By the first part we see that $f_{i_{k_n}}\underset{n\rightarrow\infty}{\rightarrow}F_\mathbf{c}$ on $\left(-1,1\right)$, where $F_\mathbf{c}$ is the power series with coefficient vector $\mathbf{c}$. Now we use the underlying assumption that $f_i\underset{i\rightarrow\infty}{\rightarrow}F$ on $S$ to conclude that $F_\mathbf{c}=F$ on $S$. By the uniqueness theorem of power series (cf. Baby Rudin, Theorem 8.5)
we get $\mathbf{c}=\mathbf{b}$, and so $\left(**\right)$ holds. $\square$
Note Here's Prof. Klenke's original message to me.
I do think that the equivalence of $(i)$ and $(iii)$ in Lemma 3.6 is standard, but I do not have a reference at hand at the moment.
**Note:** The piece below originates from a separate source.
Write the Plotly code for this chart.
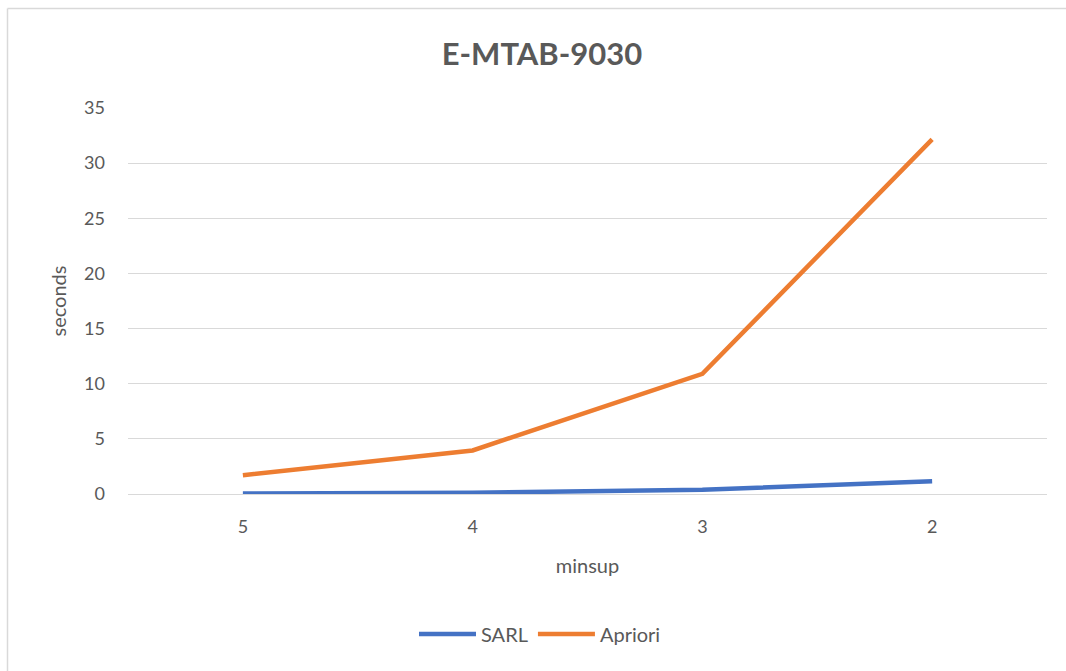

Let’s try the following argument.
$(i)\implies(iii)$. Fix $r\in(0,1)$ and $\epsilon>0$. Choose $N$ such that $\sum_{k>N} r^k < \epsilon/2$. Choose $n$ such that $\mu_n(k)<\epsilon/(N+1)$ for $k\leq N$.
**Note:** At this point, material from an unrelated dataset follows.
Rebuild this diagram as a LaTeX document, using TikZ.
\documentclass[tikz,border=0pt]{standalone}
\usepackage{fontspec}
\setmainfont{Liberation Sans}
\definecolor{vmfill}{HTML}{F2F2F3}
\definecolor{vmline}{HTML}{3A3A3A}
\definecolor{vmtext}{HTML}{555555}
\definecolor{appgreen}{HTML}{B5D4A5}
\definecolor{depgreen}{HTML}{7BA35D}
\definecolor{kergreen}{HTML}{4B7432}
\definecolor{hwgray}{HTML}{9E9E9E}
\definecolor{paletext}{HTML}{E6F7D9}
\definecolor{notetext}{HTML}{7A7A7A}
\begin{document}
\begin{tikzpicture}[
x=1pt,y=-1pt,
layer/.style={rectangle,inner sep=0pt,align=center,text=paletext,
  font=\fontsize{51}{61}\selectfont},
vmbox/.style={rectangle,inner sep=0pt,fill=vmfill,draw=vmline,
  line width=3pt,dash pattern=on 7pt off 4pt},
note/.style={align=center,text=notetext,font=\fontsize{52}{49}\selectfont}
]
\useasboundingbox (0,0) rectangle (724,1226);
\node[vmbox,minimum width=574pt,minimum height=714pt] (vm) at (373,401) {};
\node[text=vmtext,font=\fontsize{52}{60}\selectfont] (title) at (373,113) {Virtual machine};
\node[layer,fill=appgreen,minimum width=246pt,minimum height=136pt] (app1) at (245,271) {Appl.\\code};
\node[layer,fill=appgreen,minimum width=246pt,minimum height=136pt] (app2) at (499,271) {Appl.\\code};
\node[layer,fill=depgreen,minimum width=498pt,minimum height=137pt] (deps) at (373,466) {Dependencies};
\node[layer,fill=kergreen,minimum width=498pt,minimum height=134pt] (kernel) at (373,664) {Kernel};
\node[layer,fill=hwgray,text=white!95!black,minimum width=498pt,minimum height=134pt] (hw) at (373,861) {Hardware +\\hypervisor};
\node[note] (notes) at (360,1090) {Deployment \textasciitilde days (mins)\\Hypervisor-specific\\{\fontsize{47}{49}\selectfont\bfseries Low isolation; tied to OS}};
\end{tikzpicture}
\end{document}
Then $|\psi_n(z)-\psi(z)|<\epsilon$ for all $0<z<r$. Hence $\psi_n$ converges to $\psi$ pointwise on $(0,r)$ for all $0<r<1$ and hence pointwise on $(0,1)$. Finally $\psi_n(1)=1=\psi(1)$ hence this is trivial.
$(iii)\implies(i)$ By the Bolzano-Weierstrass theorem, there is a subsequence such that $\mu_{n_k}(0)$ converges to some limit $\nu(0)$. Taking a further subsequence, also $\mu_{n_k}(1)$ converges to some $\nu(1)$. Iterating the argument, we get a subsequence such that $\mu_{n_k}(i)$ converges to some $\nu(i)$ for every $(i)$. By Fatou’s lemma, we have $\sum_i \nu(i)\leq 1$. By the argument of part $(i)\implies(iii)$, we see that $\psi_n(z)$ converges to $\phi(z)$ [the generating function of $\nu$] for all $0<z<1$ and hence $\phi_z=\psi(z)$ for all $0<z<1$. By the uniqueness theorem of power series, we get $\mu=\nu$. This construction shows that every subsequence of $\mu_n$ has a subsequence that converges to $\mu$. Hence $\mu_n$ converges to $\mu$.
I hope the argument is clear.
With the best regards,
Achim.